Real Partner Stories
$1 million Rockwell Gift Announced
Rockwell Automation is giving a $1 million gift to UWM to support and develop a strategic alliance specifically designed to ensure the competitiveness of the advanced automation industry throughout the region. Rockwell Chairman and CEO Keith D. Nosbusch made the announcement Jan. 18.
The partnership funded by the gift will focus on three key areas of advanced automation – materials, sensors and devices, and software and informatics.
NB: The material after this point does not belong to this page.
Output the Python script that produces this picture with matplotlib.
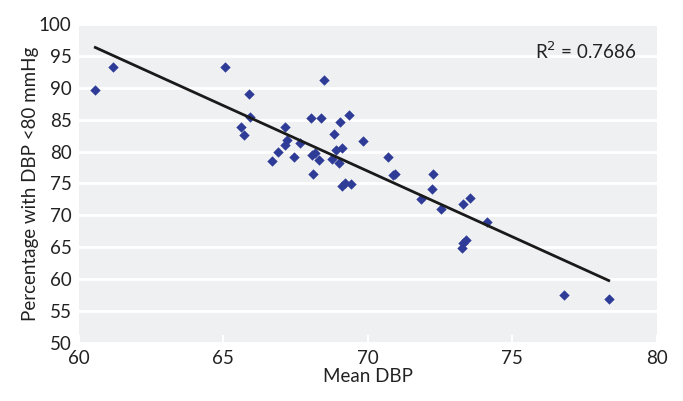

These also complement the needs of other industry clusters in Southeastern Wisconsin, such as biomedical imaging, printing and medical informatics, said Chancellor Carlos E. Santiago.
“We welcome and appreciate Rockwell Automation’s investment in UWM’s innovative research in the area of advanced automation,” said Santiago. “This partnership gives a significant boost to expanding the university’s research enterprise, one of the two overarching goals of the Campaign for UWM.”
Besides conducting research, the objectives of the partnership include developing a skilled local work force, creating a research infrastructure and fostering interdisciplinary teams that will integrate technology, business and the sciences.
Especially important will be collaborative research and teaching between UWM’s College of Engineering and Applied Science and the Sheldon B. Lubar School of Business, where Nosbusch earned a master’s degree in business administration in 1978.
Funding will also help UWM’s Research Foundation create a catalyst grant program in the field of automation. Catalyst grants provide internal support for UWM research from a pool of designated private money. These will be awarded after a competitive review process by external experts and are intended to seed research that will eventually become self-sustaining.
UWM Receives $500,000 Sloan Grant for ‘Blending Life & Learning’
UWM will receive a three-year, $500,000 grant from the Alfred P. Sloan Foundation to help fund its new “Blending Life & Learning” initiative.
“Blending Life & Learning” focuses on the creation of “blended,” or hybrid, programs that combine face-to-face classroom instruction with online, Web-based education. The initiative aims to increase access to UWM’s academic programs, reaching new markets of students in Southeastern Wisconsin, reducing the time it takes to earn a degree and increasing student retention.
Because significant portions of course learning activities will be moved online and the amount of time spent in the classroom and commuting to campus will be reduced, the programs should be especially attractive to busy adult learners trying to balance work and family commitments with their educational pursuits.
The following programs will be developed in conjunction with the grant:
• Freshman and sophomore foundation courses
• Foundation courses in Film
• Nine bachelor’s degree programs in the College of Letters & Science (this major initiative will be fully funded by UWM)
• Bachelor’s degree in Early Childhood Teacher Education
• Bachelor’s degree in Criminal Justice
• Master’s degree in Higher Education Administration
• Master’s degree in Occupational Therapy
• Master’s degree in Computer Science
• Foster Parent and Youth Workers Certificate
UWM’s Learning Technology Center (LTC) will partner with the university’s schools and colleges to develop courses for “Blending Life & Learning.” Internationally recognized as a leader in blended learning, LTC has provided consultation and on-site training to some 100 institutions of higher learning across the country and around the world.